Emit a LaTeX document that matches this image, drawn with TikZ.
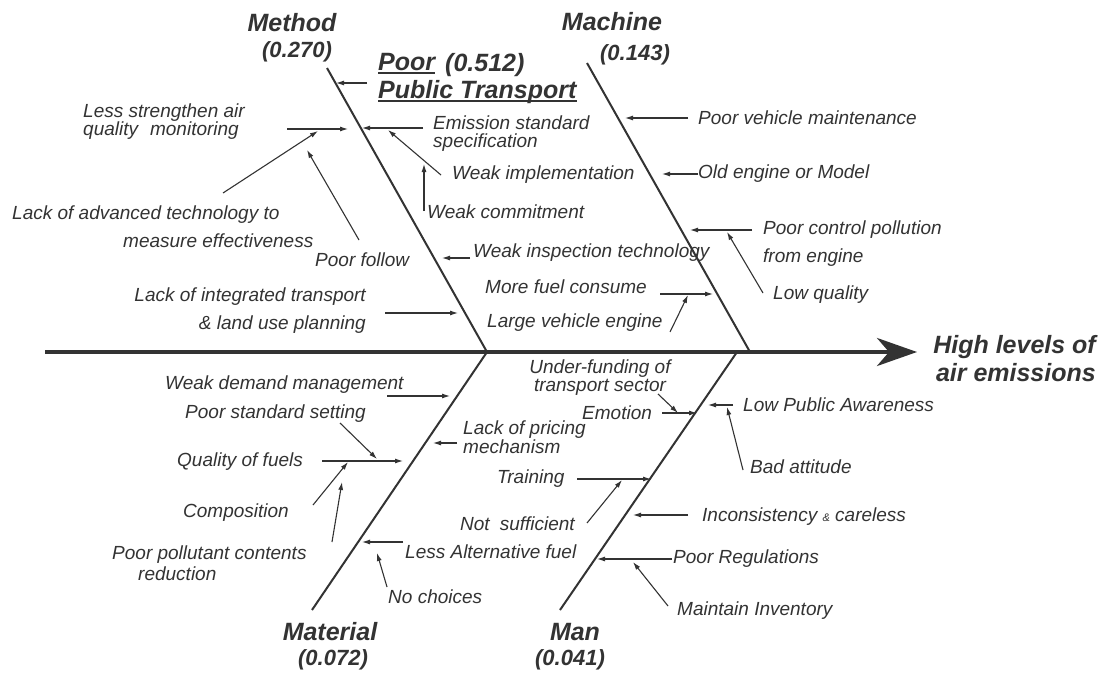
\documentclass[tikz,border=0pt]{standalone}
\usepackage{fontspec}
\setmainfont{Liberation Sans}
\usetikzlibrary{arrows.meta}
\definecolor{ink}{HTML}{333333}
\begin{document}
\begin{tikzpicture}[x=1pt,y=-1pt,
  txt/.style={font=\fontsize{19}{18}\selectfont\itshape, text=ink, inner sep=0pt},
  txtw/.style={font=\fontsize{19}{28}\selectfont\itshape, text=ink, inner sep=0pt},
  hd/.style={font=\fontsize{25}{28}\selectfont\bfseries\itshape, text=ink, inner sep=0pt},
  num/.style={font=\fontsize{22}{26}\selectfont\bfseries\itshape, text=ink, inner sep=0pt},
  bone/.style={draw=ink, line width=2pt},
  arr/.style={draw=ink, line width=1.1pt, -{Latex[length=8pt,width=5pt]}},
  ul/.style={draw=ink, line width=1.8pt},
]
\useasboundingbox[fill=white] (0,0) rectangle (1111,674);

% spine and bones
\coordinate (tail) at (45,352);
\coordinate (head) at (917,352);
\draw[draw=ink, line width=4pt, -{Stealth[length=40pt,width=28pt,inset=12pt]}] (tail) -- (head);
\coordinate (mth) at (327,68);  \coordinate (mtj) at (487,352);
\coordinate (mch) at (587,63);  \coordinate (mcj) at (750,352);
\coordinate (mat) at (312,610); \coordinate (maj) at (487,352);
\coordinate (mnb) at (560,610); \coordinate (mnj) at (737,352);
\draw[bone] (mth) -- (mtj);
\draw[bone] (mch) -- (mcj);
\draw[bone] (mat) -- (maj);
\draw[bone] (mnb) -- (mnj);

% headings
\node[hd] (lmethod) at (292,23) {Method};
\node[num] (nmethod) at (297,52) {(0.270)};
\node[hd] (lmachine) at (612,22) {Machine};
\node[num] (nmachine) at (635,55) {(0.143)};
\node[hd] (lmaterial) at (330,632) {Material};
\node[num] (nmaterial) at (333,660) {(0.072)};
\node[hd] (lman) at (575,632) {Man};
\node[num] (nman) at (570,660) {(0.041)};
\node[hd, anchor=base west] (poor) at (378,71) {Poor};
\node[hd, anchor=base west] (pnum) at (445,72) {(0.512)};
\node[hd, anchor=base west] (pubtr) at (378,99) {Public Transport};
\draw[ul] ([yshift=-2pt]poor.base west) -- ([yshift=-2pt]poor.base east);
\draw[ul] ([yshift=-2pt]pubtr.base west) -- ([yshift=-2pt]pubtr.base east);
\node[hd, align=right, anchor=east] (effect) at (1096,359) {High levels of\\air emissions};

% Method causes
\node[txt, align=left, anchor=west] (t1) at (83,122) {Less strengthen air\\quality\hspace{12pt}monitoring};
\node[txtw, align=left, anchor=west] (t2) at (12,227) {Lack of advanced technology to\\\hspace*{111pt}measure effectiveness};
\node[txt, anchor=west] (t3) at (315,260) {Poor follow};
\node[txtw, align=right, anchor=east] (t4) at (366,311) {Lack of integrated transport\\\& land use planning};
\node[txt, align=left, anchor=west] (t5) at (433,134) {Emission standard\\specification};
\node[txt, anchor=west] (t6) at (452,175) {Weak implementation};
\node[txt, anchor=west] (t7) at (427,212) {Weak commitment};
\node[txt, anchor=west] (t8) at (473,253) {Weak inspection technology};
% Machine causes
\node[txt, anchor=west] (t9) at (485,287) {More fuel consume};
\node[txt, anchor=west] (t10) at (487,323) {Large vehicle engine};
\node[txt, anchor=west] (t11) at (698,118) {Poor vehicle maintenance};
\node[txt, anchor=west] (t12) at (698,174) {Old engine or Model};
\node[txtw, align=left, anchor=west] (t13) at (763,244) {Poor control pollution\\from engine};
\node[txt, anchor=west] (t14) at (773,295) {Low quality};
% Material causes
\node[txt, anchor=west] (t15) at (165,385) {Weak demand management};
\node[txt, anchor=west] (t16) at (185,414) {Poor standard setting};
\node[txt, anchor=west] (t17) at (177,462) {Quality of fuels};
\node[txt, anchor=west] (t18) at (183,513) {Composition};
\node[font=\fontsize{19}{21}\selectfont\itshape, text=ink, inner sep=0pt, align=left, anchor=west] (t19) at (112,563) {Poor pollutant contents\\\hspace*{26pt}reduction};
\node[font=\fontsize{19}{19}\selectfont\itshape, text=ink, inner sep=0pt, align=left, anchor=west] (t20) at (463,437) {Lack of pricing\\mechanism};
\node[txt, anchor=west] (t21) at (405,552) {Less Alternative fuel};
\node[txt, anchor=west] (t22) at (388,597) {No choices};
% Man causes
\node[txt, align=center] (t23) at (600,378) {Under-funding of\\transport sector};
\node[txt, anchor=west] (t24) at (582,413) {Emotion};
\node[txt, anchor=west] (t25) at (497,479) {Training};
\node[txt, anchor=west] (t26) at (460,524) {Not\hspace{10pt}sufficient};
\node[txt, anchor=west] (t27) at (743,405) {Low Public Awareness};
\node[txt, anchor=west] (t28) at (750,467) {Bad attitude};
\node[txt, anchor=west] (t29) at (702,517) {Inconsistency {\fontsize{11}{11}\selectfont\&} careless};
\node[txt, anchor=west] (t30) at (673,559) {Poor Regulations};
\node[txt, anchor=west] (t31) at (677,611) {Maintain Inventory};

% arrow end points
\coordinate (a1s) at (287,129);  \coordinate (a1e) at (348,129);
\coordinate (a2s) at (223,193);  \coordinate (a2e) at (318,131);
\coordinate (a3s) at (359,240);  \coordinate (a3e) at (307,150);
\coordinate (a4s) at (385,313);  \coordinate (a4e) at (458,313);
\coordinate (a5s) at (367,83);   \coordinate (a5e) at (336,83);
\coordinate (a6s) at (423,128);  \coordinate (a6e) at (362,128);
\coordinate (a7s) at (441,175);  \coordinate (a7e) at (388,130);
\coordinate (a8s) at (424,211);  \coordinate (a8e) at (424,164);
\coordinate (a9s) at (470,258);  \coordinate (a9e) at (442,258);
\coordinate (a10s) at (660,294); \coordinate (a10e) at (713,294);
\coordinate (a11s) at (670,332); \coordinate (a11e) at (688,295);
\coordinate (a12s) at (688,118); \coordinate (a12e) at (625,118);
\coordinate (a13s) at (698,174); \coordinate (a13e) at (662,174);
\coordinate (a14s) at (752,230); \coordinate (a14e) at (690,230);
\coordinate (a15s) at (763,293); \coordinate (a15e) at (727,232);
\coordinate (a16s) at (387,396); \coordinate (a16e) at (450,396);
\coordinate (a17s) at (340,423); \coordinate (a17e) at (377,459);
\coordinate (a18s) at (322,461); \coordinate (a18e) at (403,461);
\coordinate (a19s) at (313,505); \coordinate (a19e) at (348,462);
\coordinate (a20s) at (332,542); \coordinate (a20e) at (342,482);
\coordinate (a21s) at (457,443); \coordinate (a21e) at (433,443);
\coordinate (a22s) at (403,542); \coordinate (a22e) at (362,542);
\coordinate (a23s) at (387,587); \coordinate (a23e) at (377,553);
\coordinate (a24s) at (658,394); \coordinate (a24e) at (678,413);
\coordinate (a25s) at (662,413); \coordinate (a25e) at (697,413);
\coordinate (a26s) at (577,479); \coordinate (a26e) at (651,479);
\coordinate (a27s) at (587,523); \coordinate (a27e) at (622,480);
\coordinate (a28s) at (733,405); \coordinate (a28e) at (708,405);
\coordinate (a29s) at (743,470); \coordinate (a29e) at (727,407);
\coordinate (a30s) at (688,515); \coordinate (a30e) at (633,515);
\coordinate (a31s) at (672,559); \coordinate (a31e) at (597,559);
\coordinate (a32s) at (668,606); \coordinate (a32e) at (633,562);

\foreach \i in {1,...,32} {\draw[arr] (a\i s) -- (a\i e);}
\end{tikzpicture}
\end{document}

**Exercise directions:**
Could the lines from the top of the material through the line with "(mnb) -- (mnj);" be repeated exactly, pictures left out?

**Exercise output:**
Emit a LaTeX document that matches this image, drawn with TikZ.
\documentclass[tikz,border=0pt]{standalone}
\usepackage{fontspec}
\setmainfont{Liberation Sans}
\usetikzlibrary{arrows.meta}
\definecolor{ink}{HTML}{333333}
\begin{document}
\begin{tikzpicture}[x=1pt,y=-1pt,
  txt/.style={font=\fontsize{19}{18}\selectfont\itshape, text=ink, inner sep=0pt},
  txtw/.style={font=\fontsize{19}{28}\selectfont\itshape, text=ink, inner sep=0pt},
  hd/.style={font=\fontsize{25}{28}\selectfont\bfseries\itshape, text=ink, inner sep=0pt},
  num/.style={font=\fontsize{22}{26}\selectfont\bfseries\itshape, text=ink, inner sep=0pt},
  bone/.style={draw=ink, line width=2pt},
  arr/.style={draw=ink, line width=1.1pt, -{Latex[length=8pt,width=5pt]}},
  ul/.style={draw=ink, line width=1.8pt},
]
\useasboundingbox[fill=white] (0,0) rectangle (1111,674);

% spine and bones
\coordinate (tail) at (45,352);
\coordinate (head) at (917,352);
\draw[draw=ink, line width=4pt, -{Stealth[length=40pt,width=28pt,inset=12pt]}] (tail) -- (head);
\coordinate (mth) at (327,68);  \coordinate (mtj) at (487,352);
\coordinate (mch) at (587,63);  \coordinate (mcj) at (750,352);
\coordinate (mat) at (312,610); \coordinate (maj) at (487,352);
\coordinate (mnb) at (560,610); \coordinate (mnj) at (737,352);
\draw[bone] (mth) -- (mtj);
\draw[bone] (mch) -- (mcj);
\draw[bone] (mat) -- (maj);
\draw[bone] (mnb) -- (mnj);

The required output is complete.